Вячеслав Ставецкий: «Сегодня литература почти перестала замахиваться на великое»

Вячеслав Ставецкий: «Сегодня литература почти перестала замахиваться на великое»

Ростовский прозаик, лауреат премии журнала «Знамя» и «шорт-листер» «Дебюта» Вячеслав Ставецкий о конструктивной критике, альпинизме и литературной карьере.

– Когда ты начал писать прозу осознанно? Был ли участником каких-то литературных студий?

– Не знаю, где провести границу осознанности. Первые рассказы начал писать лет в семь, и каждый последующий текст был попыткой превзойти предыдущий, выработать собственный язык, точнее выразить свое отношение к миру. Разумеется, первые лет пятнадцать все это отправлялось в костер. Мера очень полезная – помогает трезвее относиться к написанному, без лишних сантиментов. Автору вообще нужно быть беспощаднее к себе, иначе ничего путного никогда не создашь. Писать специально нигде не учился. Единственной моей «литературной студией» был книжный шкаф: там стояли мои учителя, в потрепанных обложках, и все они мне что-то давали, кто – чувство сюжета, кто – чувство языка. Других учителей никогда себе не искал.

– К чему ты стремишься в рамках «литературной карьеры»? Если бы тебе предложили быть очень известным, но «плохим» писателем или пишущим по заказу, какова была бы твоя реакция?

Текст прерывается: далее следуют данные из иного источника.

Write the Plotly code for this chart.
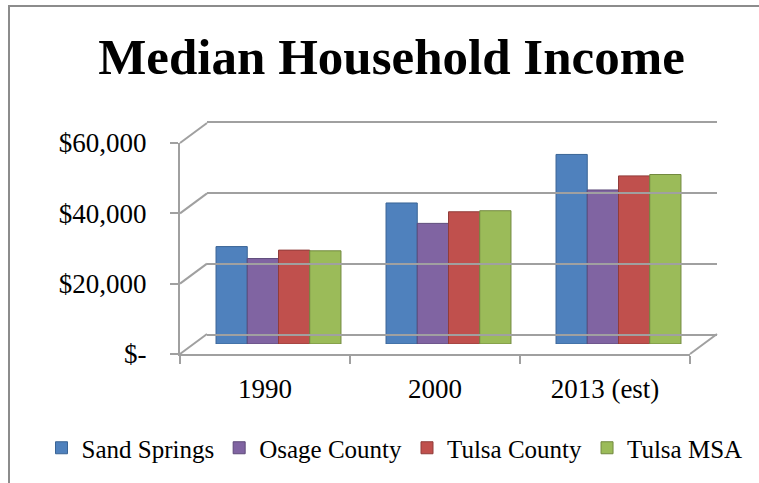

– Плохих писателей сегодня хватает, и пополнять их ряды не намерен, даже за деньги. Думаю, нынешний кризис в литературе связан именно с избытком откровенно безвкусной прозы, а вовсе не с вымиранием читателя, как многие уверяют. Падение тиражей, по меньшей мере отчасти, вызвано защитной реакцией публики: люди просто не желают покупать плохие книги, которые критика преподносит им как нечто достойное. Посмотрите на тиражи переиздаваемых классиков, скажем, Харпер Ли или Достоевского – с ними все в порядке. Сегодня литература – за исключением нескольких имен – почти перестала замахиваться на великое, перестала создавать новые ценности, искать новые сюжеты, то есть давать читателю то, за чем он к ней, собственно, всегда и обращался. И читатель отвечает ей заслуженным равнодушием.
 
Как автор я стремлюсь прежде всего к поиску нового героя. Проблема современной русской литературы в том, что в ней почти не осталось героев – одни персонажи. Русский писатель по традиции все носится со своим «маленьким человеком», и этот человек до того измельчал, что о нем откровенно скучно читать. Литература сегодня превращается в богадельню, она полна историями про спивающихся слесарей и провинциальных школьных учительниц с несложившейся личной жизнью – нытики и неудачники заменили богоискателей прошлого. Такими историями писатель сегодня пытается удовлетворить мою потребность в смысле жизни. Безнадежное дело. Оправдывать это тем, что, мол, какая реальность, такой и герой, значит клеветать на наше время. С эпохой все в порядке – проблема в тех, кто о ней пишет. Великая литература прошлого – как русская, так и западная – была литературой о больших страстях. Раскольников, желая испытать свою теорию о человеке, шел рубить старуху-процентщицу, Кириллов искал Бога и, не найдя его, пускал себе пулю в лоб. Даже зануда-моралист Левин был по-своему одержим. Сегодня в литературе почти не видно страстей – так, страстишки, переживаньица. Кухонные драмы и офисные трагедии пришли на смену великим сюжетам. Пора сдать маленького человека в архив – хотя бы потому, что о нем нельзя написать ничего значительного. Кто займет место Раскольникова – покажет время. Но я хочу быть одним из тех, кто вернет литературе героя.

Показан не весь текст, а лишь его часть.